Begitulah judul berita yang diturunkan oleh sebuah media, "Direktorat Jenderal Pajak (DJP) Ultimatum Warga: Sengaja Tak Lapor SPT Bisa Masuk Bui!"
Setiap wajib pajak (WP) diharuskan melaporkan pajak melalui Surat Pemberitahuan Tahunan (SPT). Apabila WP tidak menyampaikan SPT karena lupa, alpa, atau sengaja tidak melapor, maka ia dapat dikenai sanksi, dari mulai surat peringatan hingga hukuman pidana.
Sanksi tersebut diberikan bagi WP yang tidak melaporkan SPT sampai dengan batas akhir waktu pelaporan. Untuk WP orang pribadi (OP) ditetapkan batas akhir pelaporan SPT 2020 pada tanggal 31 Maret 2021. Sedangkan untuk badan usaha ditentukan hingga tanggal 30 April 2021.
Laporan SPT bisa dilakukan secara online.
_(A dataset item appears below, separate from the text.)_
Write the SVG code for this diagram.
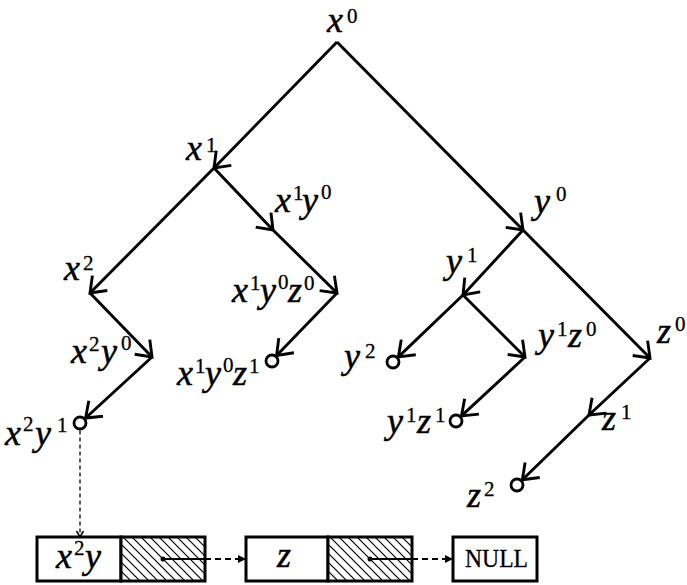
<svg xmlns="http://www.w3.org/2000/svg" width="687" height="585" viewBox="0 0 687 585">
<style>
.t{font-family:"Liberation Serif","Times New Roman",serif;font-style:italic;font-size:36px;fill:#000;stroke:#000;stroke-width:0.5}
.s{font-style:normal;font-size:21px;stroke-width:0.3}
.n{font-family:"Liberation Serif","Times New Roman",serif;font-size:26px;fill:#000;stroke:#000;stroke-width:0.3}
.e{stroke:#000;stroke-width:2.9;fill:none;marker-end:url(#ah)}
.leaf{fill:#fff;stroke:#000;stroke-width:2.8}
.box{fill:#fff;stroke:#000;stroke-width:3}
.hatch{fill:url(#hp);stroke:#000;stroke-width:3}
.d1{stroke:#000;stroke-width:1.3;stroke-dasharray:4 3;fill:none;marker-end:url(#sa)}
.d2{stroke:#000;stroke-width:2;stroke-dasharray:6 4;fill:none;marker-end:url(#fa)}
.sl{stroke:#000;stroke-width:2;fill:none}
</style>
<defs>
<marker id="ah" markerUnits="userSpaceOnUse" viewBox="-20 -15 30 30" markerWidth="30" markerHeight="30" refX="0" refY="0" orient="auto" overflow="visible">
<path d="M-14,-10.5 L0,0 L-14,10.5" fill="none" stroke="#000" stroke-width="2.9" stroke-linejoin="miter"/>
</marker>
<marker id="sa" markerUnits="userSpaceOnUse" viewBox="-10 -5 12 10" markerWidth="12" markerHeight="10" refX="0" refY="0" orient="auto" overflow="visible">
<path d="M-6,-3.5 L0,0 L-6,3.5" fill="none" stroke="#000" stroke-width="1.5"/>
</marker>
<marker id="fa" markerUnits="userSpaceOnUse" viewBox="-10 -5 12 10" markerWidth="12" markerHeight="10" refX="0" refY="0" orient="auto" overflow="visible">
<path d="M-8,-4 L0,0 L-8,4 z" fill="#000"/>
</marker>
<pattern id="hp" patternUnits="userSpaceOnUse" width="9" height="9">
<rect width="9" height="9" fill="#fff"/>
<path d="M-1,-1 L10,10 M8,-1 L10,1 M-1,8 L1,10" stroke="#000" stroke-width="1.2"/>
</pattern>
</defs>

<g id="n-x0"><text class="t"><tspan x="327" y="32">x</tspan><tspan class="s" x="347" y="23">0</tspan></text></g>
<g id="n-x1"><text class="t"><tspan x="186" y="160">x</tspan><tspan class="s" x="206" y="152">1</tspan></text></g>
<g id="n-x1y0"><text class="t"><tspan x="275" y="212">x</tspan><tspan class="s" x="293" y="200">1</tspan><tspan x="302" y="212">y</tspan><tspan class="s" x="321" y="199">0</tspan></text></g>
<g id="n-x2"><text class="t"><tspan x="64" y="280">x</tspan><tspan class="s" x="83" y="270">2</tspan></text></g>
<g id="n-x2y0"><text class="t"><tspan x="71" y="363">x</tspan><tspan class="s" x="89" y="351">2</tspan><tspan x="101" y="363">y</tspan><tspan class="s" x="121" y="350">0</tspan></text></g>
<g id="n-x1y0z0"><text class="t"><tspan x="232" y="302">x</tspan><tspan class="s" x="250" y="290">1</tspan><tspan x="260" y="302">y</tspan><tspan class="s" x="278" y="289">0</tspan><tspan x="288" y="302">z</tspan><tspan class="s" x="304" y="290">0</tspan></text></g>
<g id="n-x1y0z1"><circle class="leaf" cx="272" cy="361" r="6"/><text class="t"><tspan x="177" y="385">x</tspan><tspan class="s" x="195" y="373">1</tspan><tspan x="205" y="385">y</tspan><tspan class="s" x="223" y="372">0</tspan><tspan x="233" y="385">z</tspan><tspan class="s" x="249" y="373">1</tspan></text></g>
<g id="n-x2y1"><circle class="leaf" cx="80" cy="423" r="6"/><text class="t"><tspan x="5" y="445">x</tspan><tspan class="s" x="23" y="431">2</tspan><tspan x="35" y="445">y</tspan><tspan class="s" x="57" y="432">1</tspan></text></g>
<g id="n-y0"><text class="t"><tspan x="534" y="213">y</tspan><tspan class="s" x="556" y="201">0</tspan></text></g>
<g id="n-y1"><text class="t"><tspan x="446" y="273">y</tspan><tspan class="s" x="467" y="262">1</tspan></text></g>
<g id="n-y1z0"><text class="t"><tspan x="538" y="347">y</tspan><tspan class="s" x="557" y="336">1</tspan><tspan x="568" y="347">z</tspan><tspan class="s" x="586" y="336">0</tspan></text></g>
<g id="n-y2"><circle class="leaf" cx="393" cy="362" r="6"/><text class="t"><tspan x="344" y="368">y</tspan><tspan class="s" x="365" y="358">2</tspan></text></g>
<g id="n-y1z1"><circle class="leaf" cx="456" cy="421" r="6"/><text class="t"><tspan x="387" y="433">y</tspan><tspan class="s" x="406" y="422">1</tspan><tspan x="417" y="433">z</tspan><tspan class="s" x="435" y="422">1</tspan></text></g>
<g id="n-z0"><text class="t"><tspan x="657" y="343">z</tspan><tspan class="s" x="675" y="331">0</tspan></text></g>
<g id="n-z1"><text class="t"><tspan x="602" y="430">z</tspan><tspan class="s" x="621" y="419">1</tspan></text></g>
<g id="n-z2"><circle class="leaf" cx="517" cy="485" r="6"/><text class="t"><tspan x="467" y="507">z</tspan><tspan class="s" x="484" y="496">2</tspan></text></g>

<g id="cell1">
<rect class="box" x="37" y="537" width="84" height="44"/>
<rect class="hatch" x="121" y="537" width="84" height="44"/>
<text class="t"><tspan x="56" y="568">x</tspan><tspan class="s" x="74" y="555">2</tspan><tspan x="85" y="568">y</tspan></text>
<circle cx="163" cy="559" r="2.5" fill="#000"/>
</g>
<g id="cell2">
<rect class="box" x="246" y="537" width="82" height="44"/>
<rect class="hatch" x="328" y="537" width="84" height="44"/>
<text class="t" x="277" y="567">z</text>
<circle cx="370" cy="559" r="2.5" fill="#000"/>
</g>
<g id="cell-null">
<rect class="box" x="453" y="537" width="84" height="44"/>
<text class="n" x="465" y="567" textLength="63" lengthAdjust="spacingAndGlyphs">NULL</text>
</g>

<g id="connectors">
<line class="e" x1="337" y1="42" x2="214" y2="168"/>
<line class="e" x1="214" y1="168" x2="273" y2="230"/>
<line class="e" x1="273" y1="230" x2="337" y2="293"/>
<line class="e" x1="337" y1="293" x2="276.6" y2="355.5"/>
<line class="e" x1="214" y1="168" x2="90" y2="293"/>
<line class="e" x1="90" y1="293" x2="152" y2="357"/>
<line class="e" x1="152" y1="357" x2="85.6" y2="418"/>
<line class="e" x1="337" y1="42" x2="523" y2="230"/>
<line class="e" x1="523" y1="230" x2="463" y2="295"/>
<line class="e" x1="463" y1="295" x2="398.4" y2="356.9"/>
<line class="e" x1="463" y1="295" x2="525" y2="357"/>
<line class="e" x1="525" y1="357" x2="461.5" y2="415.9"/>
<line class="e" x1="523" y1="230" x2="650" y2="358"/>
<line class="e" x1="650" y1="358" x2="589" y2="415"/>
<line class="e" x1="589" y1="415" x2="522.4" y2="479.8"/>
<line class="d1" x1="80" y1="430.5" x2="80" y2="537"/>
<line class="sl" x1="163" y1="559" x2="205" y2="559"/>
<line class="d2" x1="205" y1="559" x2="246" y2="559"/>
<line class="sl" x1="370" y1="559" x2="412" y2="559"/>
<line class="d2" x1="412" y1="559" x2="453" y2="559"/>
</g>
</svg>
Arsip perpajakan di laptop saya menandai tahun 2015 sebagai awal laporan pajak secara daring.
Sebelumnya laporan pajak tahunan dilakukan secara manual dengan banyak lembaran kertas yang mesti diisi.
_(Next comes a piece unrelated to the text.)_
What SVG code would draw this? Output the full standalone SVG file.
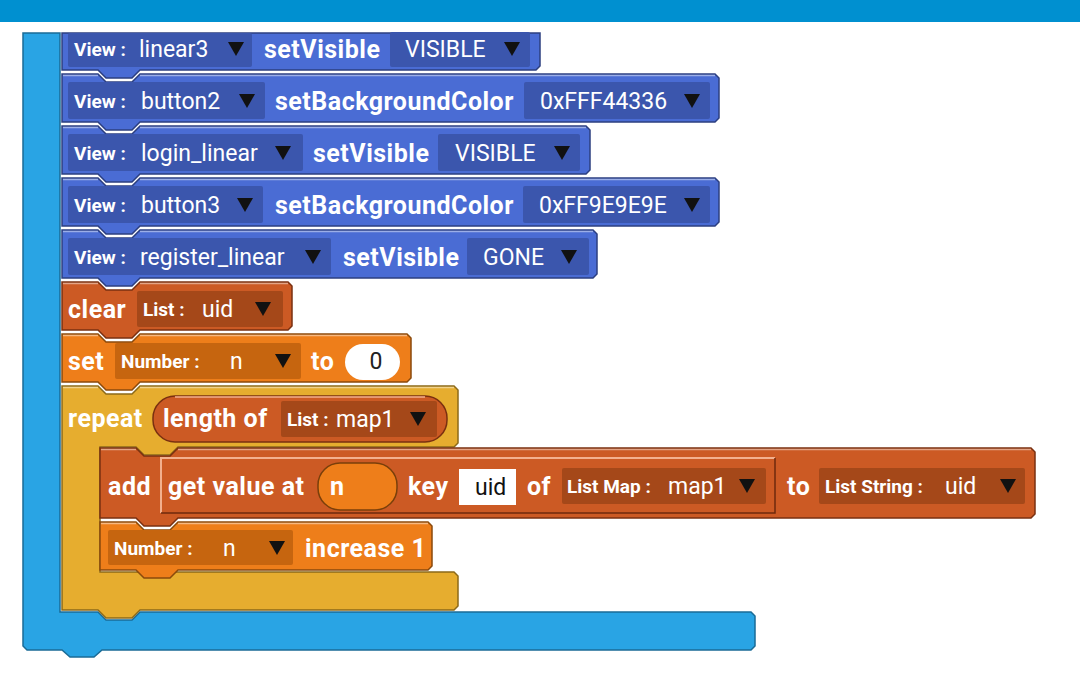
<svg xmlns="http://www.w3.org/2000/svg" xmlns:xlink="http://www.w3.org/1999/xlink" width="1080" height="700" viewBox="0 0 1080 700">
<style>
text{font-family:Roboto,"Liberation Sans",sans-serif;fill:#fff}
.b{font-weight:bold;font-size:25px;letter-spacing:0.5px}
.s{font-weight:bold;font-size:19px}
.r{font-weight:normal;font-size:23px}
.view{fill:#4a6cd4;stroke:#2c3f80;stroke-width:1.5}
.vf{fill:#3b56ad}
.red{fill:#cc5a24;stroke:#7a3010;stroke-width:1.5}
.rf{fill:#a54819}
.org{fill:#ee7e1a;stroke:#8a4a0c;stroke-width:1.5}
.of{fill:#c6650f}
.yel{fill:#e6ad2f;stroke:#8c6a1a;stroke-width:1.5}
.lb{fill:#29a4e4;stroke:#1a6b96;stroke-width:1.5}
.hl{fill:none;stroke:#ffffff;stroke-opacity:0.45;stroke-width:1.5}
</style>
<defs>
<path id="tri" d="M-8,-7 H8 L0,7 Z" fill="#111"/>
</defs>
<rect x="0" y="0" width="1080" height="22" fill="#0090d0"/>
<rect x="0" y="22" width="1080" height="678" fill="#ffffff"/>

<g id="loop-outer">
<path class="lb" d="M23,33 H60 V612 H98 l8,8 h26 l8,-8 H751 l4,4 V646 l-4,4 H102 l-8,7 h-24 l-8,-7 H27 l-4,-4 Z"/>
</g>

<g id="row1">
<path class="view" d="M62,33 H540 V66 l-4,4 H140 l-8,8 h-26 l-8,-8 H62 Z"/>
<rect class="vf" x="68" y="33" width="184" height="34" rx="2"/>
<text class="s" x="74" y="56">View :</text>
<text class="r" x="139" y="57">linear3</text>
<use xlink:href="#tri" x="236" y="49"/>
<text class="b" x="264" y="58">setVisible</text>
<rect class="vf" x="390" y="32" width="140" height="35" rx="2"/>
<text class="r" x="405" y="57">VISIBLE</text>
<use xlink:href="#tri" x="512" y="49"/>
</g>

<g id="row2">
<path class="view" d="M62,74 H98 l8,8 h26 l8,-8 H715 l4,4 V118 l-4,4 H140 l-8,8 h-26 l-8,-8 H62 Z"/>
<path class="hl" d="M63,75.5 H98 M140,75.5 H715"/>
<rect class="vf" x="68" y="82" width="197" height="37" rx="2"/>
<text class="s" x="74" y="108">View :</text>
<text class="r" x="141" y="109">button2</text>
<use xlink:href="#tri" x="247" y="101"/>
<text class="b" x="275" y="110">setBackgroundColor</text>
<rect class="vf" x="524" y="82" width="186" height="37" rx="2"/>
<text class="r" x="540" y="109">0xFFF44336</text>
<use xlink:href="#tri" x="692" y="101"/>
</g>

<g id="row3">
<path class="view" d="M62,126 H98 l8,8 h26 l8,-8 H586 l4,4 V170 l-4,4 H140 l-8,8 h-26 l-8,-8 H62 Z"/>
<path class="hl" d="M63,127.5 H98 M140,127.5 H586"/>
<rect class="vf" x="68" y="134" width="235" height="37" rx="2"/>
<text class="s" x="74" y="160">View :</text>
<text class="r" x="141" y="161">login_linear</text>
<use xlink:href="#tri" x="283" y="153"/>
<text class="b" x="313" y="162">setVisible</text>
<rect class="vf" x="438" y="134" width="142" height="37" rx="2"/>
<text class="r" x="455" y="161">VISIBLE</text>
<use xlink:href="#tri" x="562" y="153"/>
</g>

<g id="row4">
<path class="view" d="M62,178 H98 l8,8 h26 l8,-8 H715 l4,4 V222 l-4,4 H140 l-8,8 h-26 l-8,-8 H62 Z"/>
<path class="hl" d="M63,179.5 H98 M140,179.5 H715"/>
<rect class="vf" x="68" y="186" width="195" height="37" rx="2"/>
<text class="s" x="74" y="212">View :</text>
<text class="r" x="141" y="213">button3</text>
<use xlink:href="#tri" x="245" y="205"/>
<text class="b" x="275" y="214">setBackgroundColor</text>
<rect class="vf" x="523" y="186" width="187" height="37" rx="2"/>
<text class="r" x="539" y="213">0xFF9E9E9E</text>
<use xlink:href="#tri" x="692" y="205"/>
</g>

<g id="row5">
<path class="view" d="M62,230 H98 l8,8 h26 l8,-8 H593 l4,4 V274 l-4,4 H140 l-8,8 h-26 l-8,-8 H62 Z"/>
<path class="hl" d="M63,231.5 H98 M140,231.5 H593"/>
<rect class="vf" x="68" y="238" width="263" height="37" rx="2"/>
<text class="s" x="74" y="264">View :</text>
<text class="r" x="140" y="265">register_linear</text>
<use xlink:href="#tri" x="313" y="257"/>
<text class="b" x="343" y="266">setVisible</text>
<rect class="vf" x="467" y="238" width="122" height="37" rx="2"/>
<text class="r" x="483" y="265">GONE</text>
<use xlink:href="#tri" x="569" y="257"/>
</g>

<g id="clear">
<path class="red" d="M62,282 H98 l8,8 h26 l8,-8 H288 l4,4 V326 l-4,4 H140 l-8,8 h-26 l-8,-8 H62 Z"/>
<path class="hl" d="M63,283.5 H98 M140,283.5 H288"/>
<text class="b" x="68" y="318">clear</text>
<rect class="rf" x="137" y="291" width="146" height="36" rx="2"/>
<text class="s" x="143" y="316">List :</text>
<text class="r" x="202" y="317">uid</text>
<use xlink:href="#tri" x="263" y="309"/>
</g>

<g id="set">
<path class="org" d="M62,334 H98 l8,8 h26 l8,-8 H407 l4,4 V378 l-4,4 H140 l-8,8 h-26 l-8,-8 H62 Z"/>
<path class="hl" d="M63,335.5 H98 M140,335.5 H407"/>
<text class="b" x="68" y="370">set</text>
<rect class="of" x="115" y="343" width="186" height="36" rx="2"/>
<text class="s" x="121" y="368">Number :</text>
<text class="r" x="230" y="369">n</text>
<use xlink:href="#tri" x="283" y="361"/>
<text class="b" x="311" y="370">to</text>
<rect x="345" y="344" width="55" height="36" rx="18" fill="#fff"/>
<text class="r" x="376" y="369" text-anchor="middle" style="fill:#222">0</text>
</g>

<g id="repeat">
<path class="yel" d="M62,386 H98 l8,8 h26 l8,-8 H454 l4,4 V443 l-4,4 H178 l-8,8 h-26 l-8,-8 H100 V572 H454 l4,4 V606 l-4,4 H140 l-8,8 h-26 l-8,-8 H62 Z"/>
<path class="hl" d="M63,387.5 H98 M140,387.5 H454"/>
<text class="b" x="68" y="427">repeat</text>
<rect x="153" y="396" width="294" height="46" rx="22" fill="#cc5a24" stroke="#7a3010" stroke-width="1.5"/>
<path d="M175,397 H425" stroke="#f3b08e" stroke-width="1.5" fill="none"/>
<text class="b" x="163" y="427">length of</text>
<rect class="rf" x="281" y="401" width="156" height="36" rx="2"/>
<text class="s" x="287" y="426">List :</text>
<text class="r" x="336" y="427">map1</text>
<use xlink:href="#tri" x="418" y="419"/>
</g>

<g id="add">
<path class="red" d="M100,448 H136 l8,8 h26 l8,-8 H1031 l4,4 V514 l-4,4 H178 l-8,8 h-26 l-8,-8 H100 Z"/>
<path class="hl" d="M101,449.5 H136 M178,449.5 H1031"/>
<text class="b" x="108" y="495">add</text>
<rect x="160" y="457" width="615" height="56" fill="#cc5a24"/>
<path d="M161,513 V458 H775" fill="none" stroke="#f3b08e" stroke-width="2"/>
<path d="M775,458 V513 H161" fill="none" stroke="#6e2a0c" stroke-width="1.5"/>
<text class="b" x="168" y="495">get value at</text>
<rect x="318" y="463" width="79" height="47" rx="22" fill="#ee7e1a" stroke="#7a3f0a" stroke-width="1.5"/>
<text class="b" x="330" y="495">n</text>
<text class="b" x="408" y="495">key</text>
<rect x="459" y="469" width="57" height="36" fill="#fff"/>
<text class="r" x="475" y="495" style="fill:#111">uid</text>
<text class="b" x="527" y="495">of</text>
<rect class="rf" x="562" y="468" width="204" height="36" rx="2"/>
<text class="s" x="567" y="493">List Map :</text>
<text class="r" x="668" y="494">map1</text>
<use xlink:href="#tri" x="747" y="486"/>
<text class="b" x="787" y="495">to</text>
<rect class="rf" x="819" y="468" width="206" height="36" rx="2"/>
<text class="s" x="825" y="493">List String :</text>
<text class="r" x="945" y="494">uid</text>
<use xlink:href="#tri" x="1008" y="486"/>
</g>

<g id="increase">
<path class="org" d="M100,522 H136 l8,8 h26 l8,-8 H428 l4,4 V566 l-4,4 H178 l-8,8 h-26 l-8,-8 H100 Z"/>
<path class="hl" d="M101,523.5 H136 M178,523.5 H428"/>
<rect class="of" x="108" y="530" width="185" height="35" rx="2"/>
<text class="s" x="114" y="555">Number :</text>
<text class="r" x="223" y="556">n</text>
<use xlink:href="#tri" x="277" y="548"/>
<text class="b" x="305" y="557">increase 1</text>
</g>

<g id="connectors"></g>
</svg>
Mengisi formulir perpajakan cukup njlimet. Butuh pikiran, tenaga, dan waktu khusus untuk melaporkan SPT.
Setelah berkeringat dingin, berkas formulir terisi dimasukkan ke dalam amplop coklat ukuran folio, dibubuhi alamat Kantor Pelayanan Pajak (KPP) Pratama dan kode tertentu. Jadi, WP yang sedang berada di luar wilayah domisilinya, bisa melapor di kota mana saja di Indonesia.
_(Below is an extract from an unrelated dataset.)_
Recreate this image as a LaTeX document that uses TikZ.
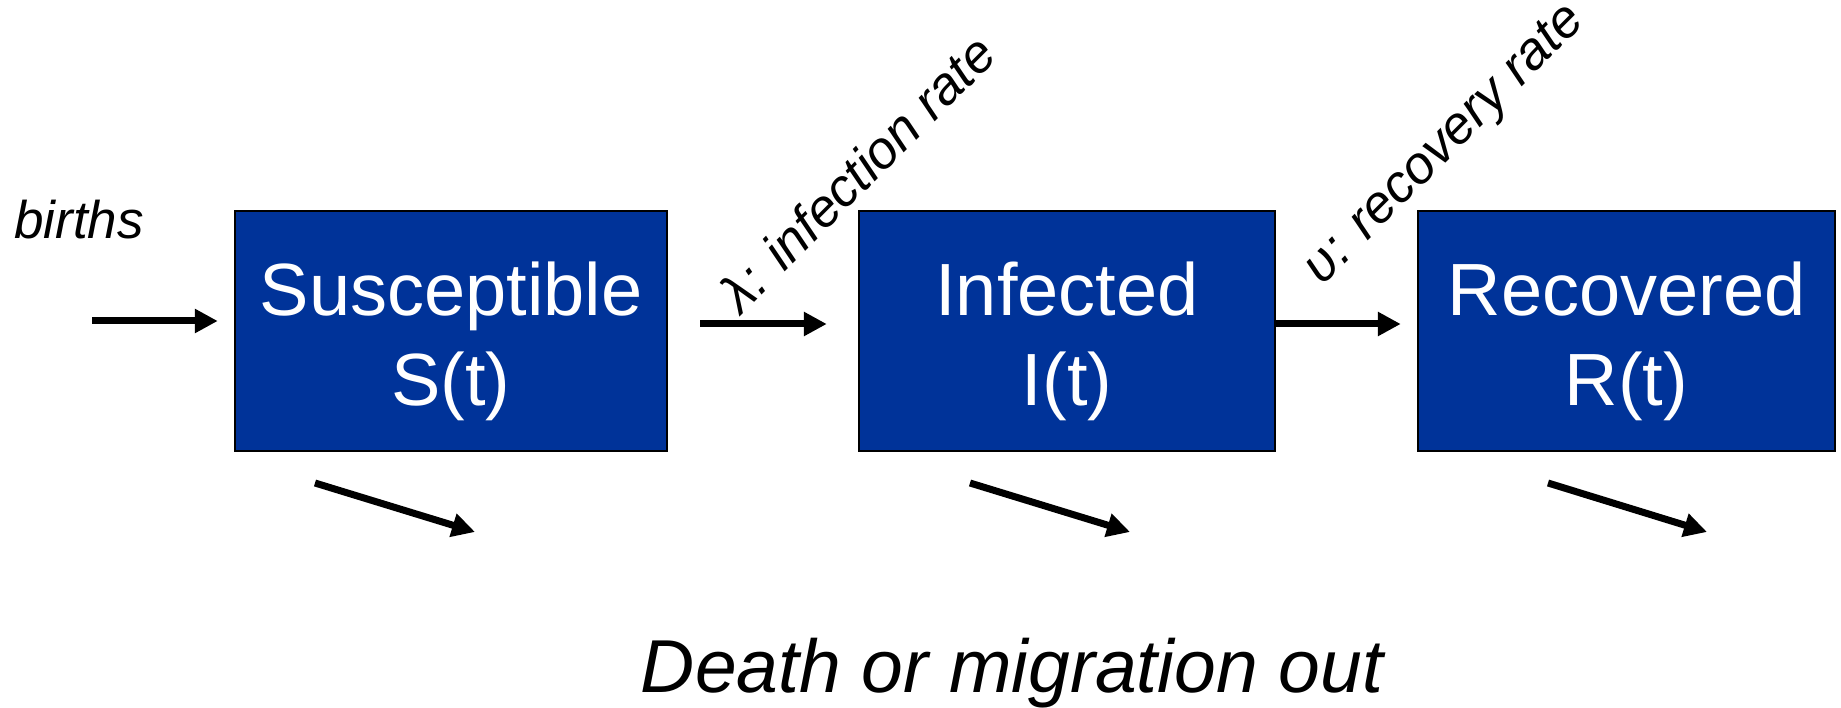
\documentclass[tikz,border=0pt]{standalone}
\usepackage{fontspec}
\setmainfont{Liberation Sans}
\usetikzlibrary{arrows.meta}
\definecolor{boxblue}{RGB}{0,51,153}
\newcommand{\twoline}[2]{\raisebox{-12pt}[\height][\depth]{\begin{tabular}{@{}c@{}}#1\\#2\end{tabular}}}
\begin{document}
\begin{tikzpicture}[x=1pt,y=-1pt,
  compbox/.style={draw=black, line width=2.5pt, fill=boxblue, text=white,
    minimum height=240pt, inner sep=0pt,
    font=\fontsize{74}{90}\selectfont},
  flow/.style={line width=7pt, -{Triangle[length=23pt,width=23pt]}},
  lbl/.style={font=\fontsize{53}{60}\selectfont\itshape, inner sep=0pt},
  biglbl/.style={font=\fontsize{75}{90}\selectfont\itshape, inner sep=0pt}]
\useasboundingbox (0,0) rectangle (1841,708);

\node[compbox, minimum width=432pt] (S) at (451,331) {\twoline{Susceptible}{S(t)}};
\node[compbox, minimum width=416pt] (I) at (1067,331) {\twoline{Infected}{I(t)}};
\node[compbox, minimum width=417pt] (R) at (1626.5,331) {\twoline{Recovered}{R(t)}};

\node[lbl, anchor=base west] (births) at (14,239) {births};
\coordinate (bstart) at (92,321);
\draw[flow, shorten >=16pt] (bstart) -- (bstart -| S.west);

\draw[flow, shorten <=32pt, shorten >=31pt] ([yshift=7pt]S.east) -- ([yshift=7pt]I.west);
\draw[flow, shorten >=16pt] ([yshift=7pt]I.east) -- ([yshift=7pt]R.west);

\node[lbl, rotate=45] (lam) at (857,173) {λ: infection rate};
\node[lbl, rotate=45] (ups) at (1446,146) {υ: recovery rate};

\coordinate (d1s) at (315,483); \coordinate (d1e) at (475,532);
\coordinate (d2s) at (970,483); \coordinate (d2e) at (1130,532);
\coordinate (d3s) at (1548,483); \coordinate (d3e) at (1707,532);
\draw[flow] (d1s) -- (d1e);
\draw[flow] (d2s) -- (d2e);
\draw[flow] (d3s) -- (d3e);

\node[biglbl, anchor=base] (death) at (1012,692) {Death or migration out};
\end{tikzpicture}
\end{document}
Amplop coklat dibawa ke KPP, di mana ratusan WP telah mengantre. Oleh karena itu pihak kantor pajak menyediakan kursi lipat untuk menunggu di bawah tenda khusus.
Setelah tiba giliran, isian formulir diperiksa oleh petugas. Jika benar, maka berkas diterima dan petugas pajak memberikan sepotong tanda terima. Dengan itu, WP secara resmi dinyatakan telah lapor SPT. Jika tidak? Ya balik lagi!
Pada tahun-tahun itu bermunculan pihak yang menawarkan jasa pengurusan pajak. Celah itulah yang kemudian dimanfaatkan oleh oknum tidak bertanggungjawab untuk mengambil untung dengan praktik "perkeliruan".